The ‘African Digitalisation Maturity Report 2017’ included research conducted across South Africa, Nigeria, Kenya and Ethiopia.
The skills and digital literacy segment of the study took into account the extent and quality of a country’s human resources and current use of digital technology and platforms.
In the digital maturity assessment, SA scored higher than all other countries across all segments of the survey.
“South Africa scores above the four-country average in all areas except for digital training (internet access in schools),” a statement about SA in the research said.
“South Africa’s score is very close to the international benchmark in the area of access and use. This is largely because of very good mobile network access.
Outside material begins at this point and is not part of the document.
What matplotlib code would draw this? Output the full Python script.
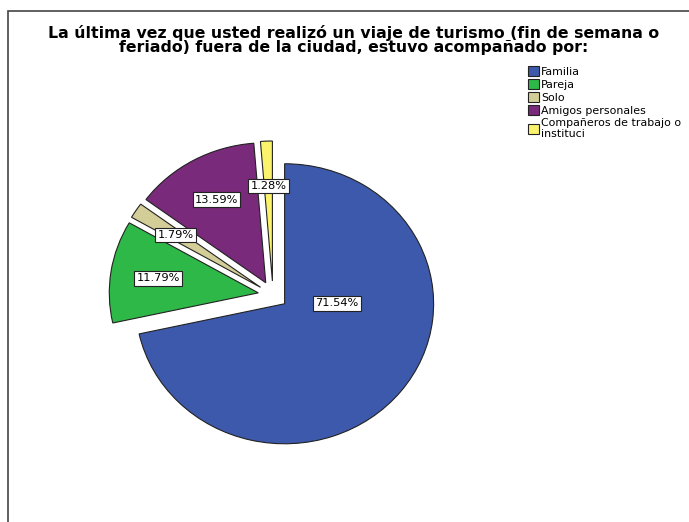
import matplotlib
matplotlib.use("Agg")
import matplotlib.pyplot as plt
import matplotlib.patches as mpatches
import numpy as np

# datos
categorias = ["Familia", "Pareja", "Solo", "Amigos personales",
              "Compañeros de trabajo o\ninstituci"]
porcentajes = [71.54, 11.79, 1.79, 13.59, 1.28]
colores = ["#3D59AB", "#2EB848", "#D3CE97", "#7A2A7A", "#FBF36C"]
explotar = [0.1, 0.1, 0.1, 0.1, 0.1]

titulo = ("La última vez que usted realizó un viaje de turismo (fin de semana o\n"
          "feriado) fuera de la ciudad, estuvo acompañado por:")

W, H = 689, 522
fig = plt.figure(figsize=(W / 100, H / 100), dpi=100)

# marco del grafico (borde izquierdo y superior)
marco = mpatches.Rectangle((8 / W, -0.1), 1.2, 1.1 - 10.5 / H,
                           transform=fig.transFigure, fill=False,
                           edgecolor="#444444", linewidth=1.2)
fig.patches.append(marco)

fig.text(0.513, 1 - 40 / H, titulo, ha="center", va="center",
         fontsize=11.3, fontweight="bold", linespacing=0.94)

# ejes del pie, un poco estirado en horizontal como en SPSS
cx, cy = 273, H - 295
sx, sy = 149, 140
ax = fig.add_axes([(cx - 1.5 * sx) / W, (cy - 1.5 * sy) / H,
                   3 * sx / W, 3 * sy / H])

wedges, textos, autotextos = ax.pie(
    porcentajes, colors=colores, explode=explotar, startangle=90,
    counterclock=False, autopct="%.2f%%", pctdistance=0.68,
    wedgeprops=dict(edgecolor="#222222", linewidth=0.8),
    textprops=dict(fontsize=8.2))

ax.set_aspect("auto")
ax.set_xlim(-1.5, 1.5)
ax.set_ylim(-1.5, 1.5)

for t, v in zip(autotextos, porcentajes):
    t.set_text("%.2f%%" % v)
    t.set_bbox(dict(boxstyle="square,pad=0.2", facecolor="white",
                    edgecolor="#222222", linewidth=0.8))
# la etiqueta de Familia va mas al centro
autotextos[0].set_position((0.43, -0.06))

leg = fig.legend(wedges, categorias, loc="upper left",
                 bbox_to_anchor=(524 / W, 1 - 62 / H),
                 frameon=False, fontsize=7.9, handlelength=1.0,
                 handleheight=1.0, handletextpad=0.15, labelspacing=0.2,
                 borderaxespad=0)
for h in leg.legend_handles:
    h.set_linewidth(0.8)

fig.savefig("out.png", dpi=100, facecolor="white")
The South African population has 100% mobile network coverage and 93% have 3G coverage,” it went further to read.
The data for the individual indicators were sourced from surveys and publications produced by international organisations and firms such as the International Monetary Fund (IMF), World Economic Outlook, October 2016, World Economic Forum (WEF) Global Information Technology Report and Facebook penetration rate.
The research also assessed the readiness of the four countries to capitalise on digitaliation rating economic maturity focusing on a country’s size, growth and sophistication of the economy.
The study further took into account the extent to which the business, legal and regulatory environments was conducive to digitalisation, as well as infrastructure.
According recent insights by the International Data Corporation (IDC), SA was forecast to have the highest information, technology and communications (ICT) spend across the Middle East, Turkey and Africa (META) regions in 2017.
South Africa is expected to lead the way among the regions with a $10.5bn spend in 2017 as technologies such as cloud, big data, social, and mobility become investment imperatives and dominate the ICT decision-making agenda.